The CHIIA report indicates that almost every sector of the Australian economy has seen Chinese investment activity. Industries like real estate, agriculture, mining, education tourism are heavily reliant on Chinese buyers.

Australia has grown to be the most popular destination for Chinese outbound real estate investment in 2016, data from Knight Frank shows. 

China is also Australia's largest and most valuable inbound tourism market, with 1.4 million Chinese visitors spending 12.4 billion Australian dollars in 2019 before the closure of international borders due to COVID-19, according to the Australian Government Department of Foreign Affairs and Trade.

In the education sector, although the number of Chinese students in Australia saw a 10-percent drop in 2020 due to the tensions in bilateral relations, China is still the biggest source of international students for the country. Chinese students accounted for 28 percent of the total foreign students last year, data from the Australian Department of Education, Skills and Employment showed.

On the other hand, China has been Australia's largest trading partner for almost 10 years. In 2019, its trading volume accounted for 32.6 percent of Australia's total exports.

China remained the top market for almost all of Australia's top 10 exported goods and services. Resources like iron ore, copper ore, natural gas and gold are the backbone of Australia's exports to China.

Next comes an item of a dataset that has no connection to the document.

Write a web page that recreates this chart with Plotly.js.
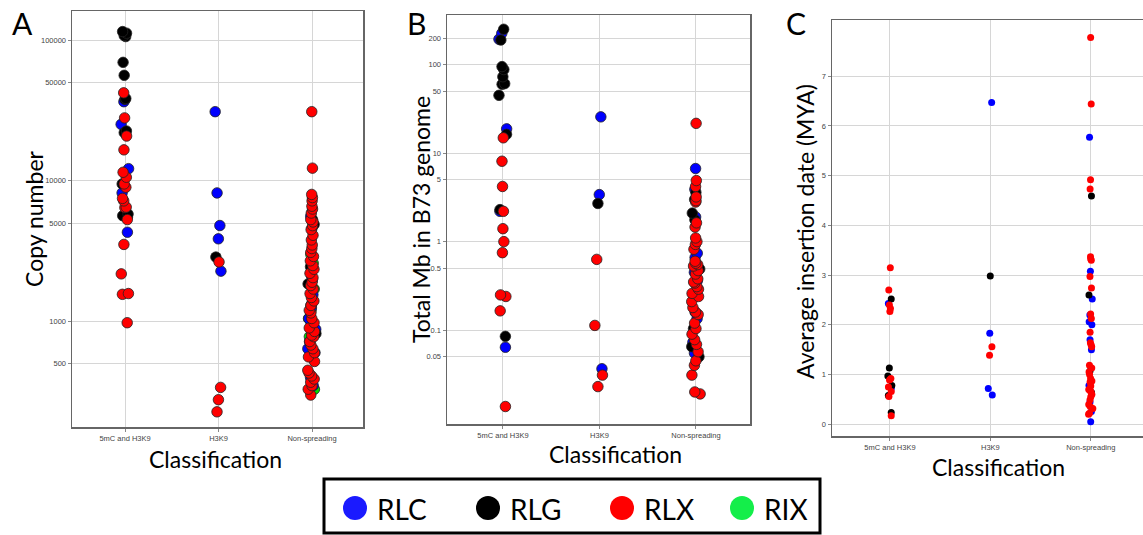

Agriculture and food products, including meat, wine, wool, fruit and nuts, seafood, grains and dairy, have long been held dear by Chinese consumers.

In fact, due to the geographic proximity, the two countries can complement each other in many ways, especially economically.

What's next for bilateral relations?

Launched in 2014, the China-Australia Strategic Economic Dialogue has served as a crucial part to consolidate bilateral relations. The two sides had been using the dialogue to strengthen economic ties by conducting strategic dialogue in the key areas of the economy and investment.

The suspension would bring losses to many Chinese consumers, but the impact on Australia is much more severe, said Wang Fan, vice president of China Foreign Affairs University.

"Beijing can expect the bilateral relations could soon be back on track but also need to prepare for the worst," Wang said, adding that it depends on what action Australia is going to take.